Back to the grains. Bittman emphasizes the use of whole grains in his meals, avoiding the processed ones: white rice, white flour, etc., hence my foray into wheat berries for breakfast. I got the idea from one of the recipes in his book and adapted it to what I had on hand. If I had been making this breakfast pre-VB6, I most likely would have stirred the wheat berries into plain yogurt with a bit of fruit. Since yogurt isn’t vegan, a mashed banana makes a great substitute to mix with the wheat berries. Wheat berries are really interesting–they smelled like pancakes while cooking, but don’t have a ton of flavor on their own. Once cooked to al dente, they have an unusual texture. Quite chewy and very satisfying. It will definitely fill you up and get you ready to start your day.
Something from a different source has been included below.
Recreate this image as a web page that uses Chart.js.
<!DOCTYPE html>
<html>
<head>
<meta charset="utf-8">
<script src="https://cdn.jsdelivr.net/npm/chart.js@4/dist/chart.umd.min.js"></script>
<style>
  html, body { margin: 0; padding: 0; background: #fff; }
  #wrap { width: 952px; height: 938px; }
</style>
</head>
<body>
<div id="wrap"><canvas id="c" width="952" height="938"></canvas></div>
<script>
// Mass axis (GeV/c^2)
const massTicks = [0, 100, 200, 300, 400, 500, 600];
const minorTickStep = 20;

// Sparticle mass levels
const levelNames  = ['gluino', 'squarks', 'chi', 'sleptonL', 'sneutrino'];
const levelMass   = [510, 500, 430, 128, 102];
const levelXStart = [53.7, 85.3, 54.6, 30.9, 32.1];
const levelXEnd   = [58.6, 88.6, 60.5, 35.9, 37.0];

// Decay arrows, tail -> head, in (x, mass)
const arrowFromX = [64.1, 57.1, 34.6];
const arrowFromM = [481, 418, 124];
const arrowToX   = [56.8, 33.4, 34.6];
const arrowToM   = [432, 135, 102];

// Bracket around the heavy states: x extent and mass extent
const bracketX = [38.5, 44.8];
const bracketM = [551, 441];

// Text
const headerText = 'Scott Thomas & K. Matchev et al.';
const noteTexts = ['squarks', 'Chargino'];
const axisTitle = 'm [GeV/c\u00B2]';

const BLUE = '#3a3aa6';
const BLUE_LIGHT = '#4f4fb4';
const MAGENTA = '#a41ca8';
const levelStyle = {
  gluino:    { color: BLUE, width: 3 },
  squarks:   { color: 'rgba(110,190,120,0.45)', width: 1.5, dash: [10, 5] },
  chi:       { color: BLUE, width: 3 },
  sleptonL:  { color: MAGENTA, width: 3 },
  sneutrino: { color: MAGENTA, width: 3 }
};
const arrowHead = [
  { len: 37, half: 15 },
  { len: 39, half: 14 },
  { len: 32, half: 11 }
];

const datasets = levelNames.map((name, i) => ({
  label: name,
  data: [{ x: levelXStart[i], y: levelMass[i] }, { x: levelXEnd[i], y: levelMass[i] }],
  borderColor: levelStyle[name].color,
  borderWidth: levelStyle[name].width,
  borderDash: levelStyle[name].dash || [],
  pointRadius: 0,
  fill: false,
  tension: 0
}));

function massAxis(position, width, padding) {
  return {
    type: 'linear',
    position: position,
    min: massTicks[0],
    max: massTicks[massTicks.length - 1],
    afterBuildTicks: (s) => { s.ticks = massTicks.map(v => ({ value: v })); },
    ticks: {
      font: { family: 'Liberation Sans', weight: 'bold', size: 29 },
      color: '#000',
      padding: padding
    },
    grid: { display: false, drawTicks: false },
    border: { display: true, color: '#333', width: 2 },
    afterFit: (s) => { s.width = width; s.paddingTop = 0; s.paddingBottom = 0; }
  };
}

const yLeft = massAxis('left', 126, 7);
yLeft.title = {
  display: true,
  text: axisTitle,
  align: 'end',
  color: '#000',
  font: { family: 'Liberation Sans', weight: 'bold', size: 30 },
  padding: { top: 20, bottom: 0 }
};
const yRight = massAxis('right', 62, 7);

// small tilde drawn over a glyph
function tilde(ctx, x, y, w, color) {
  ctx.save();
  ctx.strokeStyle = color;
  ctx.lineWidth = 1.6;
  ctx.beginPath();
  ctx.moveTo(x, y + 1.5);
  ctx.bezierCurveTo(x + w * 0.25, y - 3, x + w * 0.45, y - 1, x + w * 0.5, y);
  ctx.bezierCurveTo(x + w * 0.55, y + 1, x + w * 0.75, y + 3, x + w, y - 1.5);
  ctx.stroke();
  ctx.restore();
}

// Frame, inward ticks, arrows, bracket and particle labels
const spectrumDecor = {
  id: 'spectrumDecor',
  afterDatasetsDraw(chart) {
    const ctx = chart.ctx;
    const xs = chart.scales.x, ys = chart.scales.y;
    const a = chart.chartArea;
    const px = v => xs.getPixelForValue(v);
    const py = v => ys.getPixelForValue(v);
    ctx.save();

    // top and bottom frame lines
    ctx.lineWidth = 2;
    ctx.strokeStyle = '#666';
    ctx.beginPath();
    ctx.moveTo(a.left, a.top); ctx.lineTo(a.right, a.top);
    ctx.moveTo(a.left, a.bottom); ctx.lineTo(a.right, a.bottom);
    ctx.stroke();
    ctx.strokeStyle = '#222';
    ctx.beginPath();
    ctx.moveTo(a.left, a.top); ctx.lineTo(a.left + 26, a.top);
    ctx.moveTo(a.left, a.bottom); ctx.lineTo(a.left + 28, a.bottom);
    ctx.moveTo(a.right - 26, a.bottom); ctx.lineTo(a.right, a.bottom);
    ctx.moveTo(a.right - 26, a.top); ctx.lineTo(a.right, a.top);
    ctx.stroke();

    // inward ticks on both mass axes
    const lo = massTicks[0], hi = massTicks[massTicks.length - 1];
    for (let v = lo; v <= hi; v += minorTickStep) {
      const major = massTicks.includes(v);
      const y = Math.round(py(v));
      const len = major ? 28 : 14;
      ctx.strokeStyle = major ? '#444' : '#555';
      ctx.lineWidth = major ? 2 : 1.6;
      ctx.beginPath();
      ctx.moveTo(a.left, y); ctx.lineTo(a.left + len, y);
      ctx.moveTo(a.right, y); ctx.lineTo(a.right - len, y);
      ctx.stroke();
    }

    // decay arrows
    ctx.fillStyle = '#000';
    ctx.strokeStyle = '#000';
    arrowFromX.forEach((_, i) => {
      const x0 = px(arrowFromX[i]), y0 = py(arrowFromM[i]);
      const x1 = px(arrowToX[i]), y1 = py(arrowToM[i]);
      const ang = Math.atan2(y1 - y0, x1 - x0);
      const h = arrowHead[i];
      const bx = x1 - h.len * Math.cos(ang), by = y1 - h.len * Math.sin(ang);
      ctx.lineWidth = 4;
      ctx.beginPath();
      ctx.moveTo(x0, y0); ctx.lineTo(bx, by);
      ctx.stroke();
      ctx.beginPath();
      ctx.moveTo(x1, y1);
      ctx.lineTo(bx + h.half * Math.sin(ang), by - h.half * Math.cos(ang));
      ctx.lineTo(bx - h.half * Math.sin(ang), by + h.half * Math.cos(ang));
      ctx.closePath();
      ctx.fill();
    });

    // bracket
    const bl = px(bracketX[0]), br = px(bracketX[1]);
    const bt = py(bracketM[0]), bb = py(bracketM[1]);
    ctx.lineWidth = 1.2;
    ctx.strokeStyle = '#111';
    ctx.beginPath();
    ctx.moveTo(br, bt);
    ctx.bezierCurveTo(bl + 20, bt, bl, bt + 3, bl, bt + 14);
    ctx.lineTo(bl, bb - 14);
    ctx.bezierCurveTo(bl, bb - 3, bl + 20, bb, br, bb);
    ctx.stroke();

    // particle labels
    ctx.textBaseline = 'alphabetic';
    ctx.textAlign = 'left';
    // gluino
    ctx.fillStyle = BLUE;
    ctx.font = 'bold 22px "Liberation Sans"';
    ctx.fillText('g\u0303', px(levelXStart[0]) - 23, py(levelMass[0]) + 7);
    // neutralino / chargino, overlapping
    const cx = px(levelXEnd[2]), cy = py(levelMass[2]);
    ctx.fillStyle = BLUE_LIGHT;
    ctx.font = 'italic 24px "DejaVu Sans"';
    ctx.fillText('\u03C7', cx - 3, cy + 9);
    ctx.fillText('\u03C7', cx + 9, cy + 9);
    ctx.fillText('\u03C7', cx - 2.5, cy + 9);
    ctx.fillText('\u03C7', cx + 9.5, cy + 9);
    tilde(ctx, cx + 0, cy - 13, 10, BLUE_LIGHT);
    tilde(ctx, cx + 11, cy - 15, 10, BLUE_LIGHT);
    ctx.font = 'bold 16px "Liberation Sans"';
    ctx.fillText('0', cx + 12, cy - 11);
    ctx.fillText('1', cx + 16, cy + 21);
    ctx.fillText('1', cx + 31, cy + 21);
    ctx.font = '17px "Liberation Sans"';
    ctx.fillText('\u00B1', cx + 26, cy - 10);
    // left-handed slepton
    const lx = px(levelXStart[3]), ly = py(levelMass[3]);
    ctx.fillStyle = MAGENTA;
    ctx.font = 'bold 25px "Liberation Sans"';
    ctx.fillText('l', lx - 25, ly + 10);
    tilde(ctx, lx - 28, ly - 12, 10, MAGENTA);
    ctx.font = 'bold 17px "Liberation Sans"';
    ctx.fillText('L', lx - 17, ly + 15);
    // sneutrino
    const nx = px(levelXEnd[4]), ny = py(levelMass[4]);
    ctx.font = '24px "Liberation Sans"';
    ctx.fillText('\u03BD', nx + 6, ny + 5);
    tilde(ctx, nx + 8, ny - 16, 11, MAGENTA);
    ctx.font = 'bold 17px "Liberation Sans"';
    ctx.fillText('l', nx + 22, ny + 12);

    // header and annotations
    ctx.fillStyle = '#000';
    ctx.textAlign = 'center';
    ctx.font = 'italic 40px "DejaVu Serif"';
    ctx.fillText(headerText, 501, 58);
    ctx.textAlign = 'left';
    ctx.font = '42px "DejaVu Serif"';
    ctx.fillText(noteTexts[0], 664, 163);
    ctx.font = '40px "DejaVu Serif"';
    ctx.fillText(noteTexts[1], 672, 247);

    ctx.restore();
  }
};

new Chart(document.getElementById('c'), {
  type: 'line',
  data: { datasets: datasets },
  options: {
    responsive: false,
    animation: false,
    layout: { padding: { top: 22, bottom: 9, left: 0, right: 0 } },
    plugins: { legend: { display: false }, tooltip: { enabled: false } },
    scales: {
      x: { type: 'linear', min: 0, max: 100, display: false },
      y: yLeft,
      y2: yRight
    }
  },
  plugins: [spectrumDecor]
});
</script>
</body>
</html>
The recipe is simple and quick to make, as long as you have cooked your wheat berries in advance:
1/2 cup cooked wheat berries*
Fresh squeezed lemon juice
Agave nectar ( or honey, maple syrup, or other sweetener of choice)
Nectarine, cut into bite-sized pieces (or any other fruit, really)
Squeeze a little lemon juice on your peeled banana and mash it in a bowl with a fork or potato masher. Mix in the cooked wheat berries. Drizzle a little agave nectar over the berries, about a teaspoon. Top with pieces of nectarine, or other fruit of your choice. That’s all there is to it! You could add some nuts, or fresh mint, or whatever else comes to mind–the variation are endless.
*I followed the package directions for cooking the wheat berries. Put 1/2 cup wheat berries and 1 3/4 cup water into a pot (I doubled the recipe: 1 cup berries, 3.5 cups water) with a pinch of salt. Bring to a rolling boil. Cover and simmer for one hour. Taste the berries to see if they are done. You want them chewy, but not hard. Drain the liquid from the pan and the wheat berries are ready for use. One cup of dry wheat berries yielded 3 cups cooked. I divided it into one-cup portions and froze 2 portions for future use.